CM Rekha Gupta Launches Delhi EV Policy With Subsidies Up to ₹1 Lakh
Synopsis
Key Takeaways
Delhi Chief Minister Rekha Gupta on Wednesday, 1 July 2026 announced that the city's new electric vehicle policy has been officially notified in the Gazette and has come into immediate effect, offering purchase subsidies across multiple vehicle categories and full road-tax exemption on electric cars priced below ₹30 lakh.
What the Policy Offers
Under the newly notified framework, buyers of electric two-wheelers will receive a direct subsidy of ₹30,000, while purchasers of electric three-wheelers will get ₹50,000. Operators acquiring N1-category light commercial vehicles — a segment that includes small goods carriers widely used for last-mile delivery — are eligible for an incentive of ₹1 lakh.
All electric cars priced below ₹30 lakh are fully exempt from both Road Tax and Registration Fee with immediate effect. The government is additionally offering scrappage incentives for vehicle owners who replace older, polluting vehicles with new EVs, a provision aimed at accelerating fleet renewal in one of India's most congested urban centres.
Context
Delhi has long grappled with hazardous air quality, with vehicular emissions identified as a primary contributor to its pollution load. The national capital has one of the highest vehicle densities in the country, making transport-sector intervention central to any air-quality strategy.
The city had introduced its first EV policy in 2020, which similarly offered purchase incentives and tax waivers. The new 2026 policy builds on that foundation, updating subsidy amounts and broadening the scope of eligible categories. At the national level, the central government's FAME scheme — first launched in 2015 and extended through FAME-II until 2024 — had provided demand-side incentives for two-wheelers, three-wheelers and commercial EVs, establishing the template that state governments, including Delhi, have since supplemented with their own layers of support.
Policy Backdrop
Several Indian states have adopted a similar model: layering state-level purchase subsidies and tax relief on top of central incentives rather than imposing mandates or phase-out timelines. Chief Minister Gupta directly addressed public concern on this point, stating in her post: 'Many people are asking, will petrol vehicles be phased out? The answer is no.'
The clarification signals that Delhi's approach is firmly in the consumer-choice tradition — incentivising the shift to electric mobility without penalising existing petrol or diesel vehicle owners. This aligns with the broader national emphasis on a technology-neutral transition that avoids disrupting livelihoods dependent on internal-combustion vehicles.
Stakeholders and Impact
The policy's most immediate beneficiaries are two-wheeler and three-wheeler buyers, segments that account for the bulk of vehicle registrations in Delhi and are most sensitive to upfront cost. For small-business operators in the logistics and last-mile delivery sector, the ₹1 lakh subsidy on N1 light commercial vehicles could meaningfully lower the cost of fleet electrification.
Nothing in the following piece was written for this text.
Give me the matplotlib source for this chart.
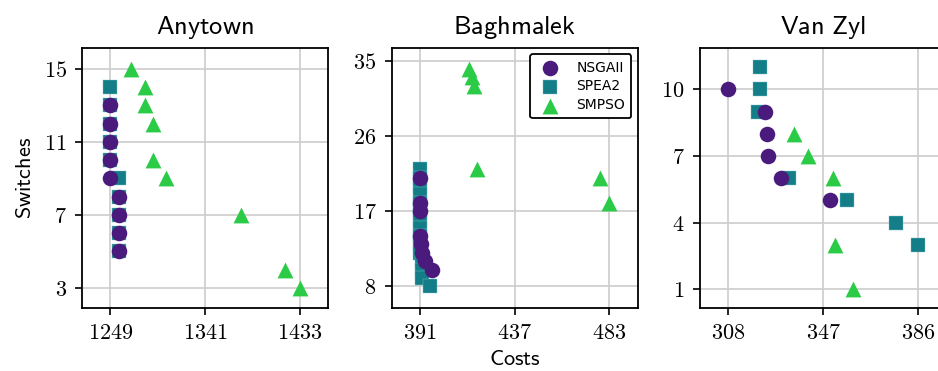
import matplotlib
matplotlib.use("Agg")
import matplotlib.pyplot as plt

plt.rcParams['mathtext.fontset'] = 'cm'

# Anytown
any_nsga_x = [1249, 1249, 1249, 1249, 1249, 1257, 1257, 1257, 1257]
any_nsga_y = [13, 12, 11, 10, 9, 8, 7, 6, 5]
any_spea_x = [1249, 1249, 1249, 1249, 1249, 1257, 1257, 1257, 1257, 1257]
any_spea_y = [14, 13, 12, 11, 10, 9, 8, 7, 6, 5]
any_smpso_x = [1269, 1283, 1283, 1290, 1290, 1303, 1376, 1419, 1433]
any_smpso_y = [15, 14, 13, 12, 10, 9, 7, 4, 3]

# Baghmalek
bag_nsga_x = [391, 391, 391, 391, 391.5, 392, 393.5, 397]
bag_nsga_y = [21, 18, 17, 14, 13, 12, 11, 10]
bag_spea_x = [391, 391, 391, 391, 391, 391, 391, 391, 391, 391, 391, 392, 392, 392, 396]
bag_spea_y = [22, 21, 20, 19, 18, 17, 16, 15, 14, 13, 12, 11, 10, 9, 8]
bag_smpso_x = [415, 416, 417, 418.5, 478.5, 483]
bag_smpso_y = [34, 33, 32, 22, 21, 18]

# Van Zyl
vz_nsga_x = [308, 323, 324, 324.5, 329.5, 350]
vz_nsga_y = [10, 9, 8, 7, 6, 5]
vz_spea_x = [321, 321, 320, 333, 357, 377, 386]
vz_spea_y = [11, 10, 9, 6, 5, 4, 3]
vz_smpso_x = [335, 341, 351, 352, 359.5]
vz_smpso_y = [8, 7, 6, 3, 1]

titles = ["Anytown", "Baghmalek", "Van\\ Zyl"]
xticks = [[1249, 1341, 1433], [391, 437, 483], [308, 347, 386]]
yticks = [[3, 7, 11, 15], [8, 17, 26, 35], [1, 4, 7, 10]]
ylims = [(1.89, 16.15), (5.4, 36.5), (0.16, 11.86)]

c_nsga = '#4a1a7d'
c_spea = '#137e87'
c_smpso = '#2bcb48'

data = [
    (any_nsga_x, any_nsga_y, any_spea_x, any_spea_y, any_smpso_x, any_smpso_y),
    (bag_nsga_x, bag_nsga_y, bag_spea_x, bag_spea_y, bag_smpso_x, bag_smpso_y),
    (vz_nsga_x, vz_nsga_y, vz_spea_x, vz_spea_y, vz_smpso_x, vz_smpso_y),
]

fig = plt.figure(figsize=(9.38, 3.71), dpi=100)
lefts = [0.0874, 0.4176, 0.7463]

for i, (nx, ny, sx, sy, mx, my) in enumerate(data):
    ax = fig.add_axes([lefts[i], 0.1698, 0.2623, 0.7008])
    ax.scatter(sx, sy, s=115, marker='s', color=c_spea, edgecolor='#7fc4c8', linewidth=0.3, zorder=3, label='SPEA2')
    ax.scatter(nx, ny, s=125, marker='o', color=c_nsga, linewidth=0, zorder=4, label='NSGAII')
    ax.scatter(mx, my, s=130, marker='^', color=c_smpso, linewidth=0, zorder=5, label='SMPSO')

    xt = xticks[i]
    rng = xt[-1] - xt[0]
    ax.set_xlim(xt[0] - 0.15 * rng, xt[-1] + 0.15 * rng)
    ax.set_ylim(*ylims[i])
    ax.set_xticks(xt, labels=['$%d$' % v for v in xt])
    ax.set_yticks(yticks[i], labels=['$%d$' % v for v in yticks[i]])
    ax.tick_params(labelsize=16, length=5, width=1.2, pad=6)
    ax.grid(True, color='#cccccc', linewidth=1.2, zorder=0)
    ax.set_axisbelow(True)
    for sp in ax.spines.values():
        sp.set_linewidth(1.3)
    ax.set_title(r'$\mathsf{%s}$' % titles[i], fontsize=19, pad=10)

    if i == 0:
        ax.set_ylabel(r'$\mathsf{Switches}$', fontsize=16, labelpad=6)
    if i == 1:
        ax.set_xlabel(r'$\mathsf{Costs}$', fontsize=16, labelpad=4)
        h, l = ax.get_legend_handles_labels()
        order = [1, 0, 2]
        leg = ax.legend([h[k] for k in order], [l[k] for k in order], loc='upper right',
                        fontsize=10, frameon=True, fancybox=True, framealpha=1,
                        borderpad=0.45, handletextpad=0.9, borderaxespad=0.45,
                        labelspacing=0.35)
        leg.get_frame().set_edgecolor('black')
        leg.get_frame().set_linewidth(1.3)

fig.savefig('out.png', dpi=100)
The scrappage incentive adds a second lever: owners of ageing, high-emission vehicles gain a financial reason to retire them sooner, potentially compressing the timeline for cleaner air outcomes. EV manufacturers and dealerships operating in Delhi are also likely to see a demand uptick as the policy is publicised.
What's Next
The practical test of the policy will be in disbursement: whether subsidies reach buyers quickly and without bureaucratic friction will determine how much the scheme actually moves the needle on monthly EV registration numbers. Analysts will track Delhi's registration data in the months following July 2026 for early signals of uptake.
Any revision to central EV incentive guidelines or the next Union Budget could also reshape the calculus for buyers who are currently weighing state and central benefits together. CM Gupta's government will likely face scrutiny on the fiscal outlay required to sustain these subsidies at scale if EV adoption accelerates as intended.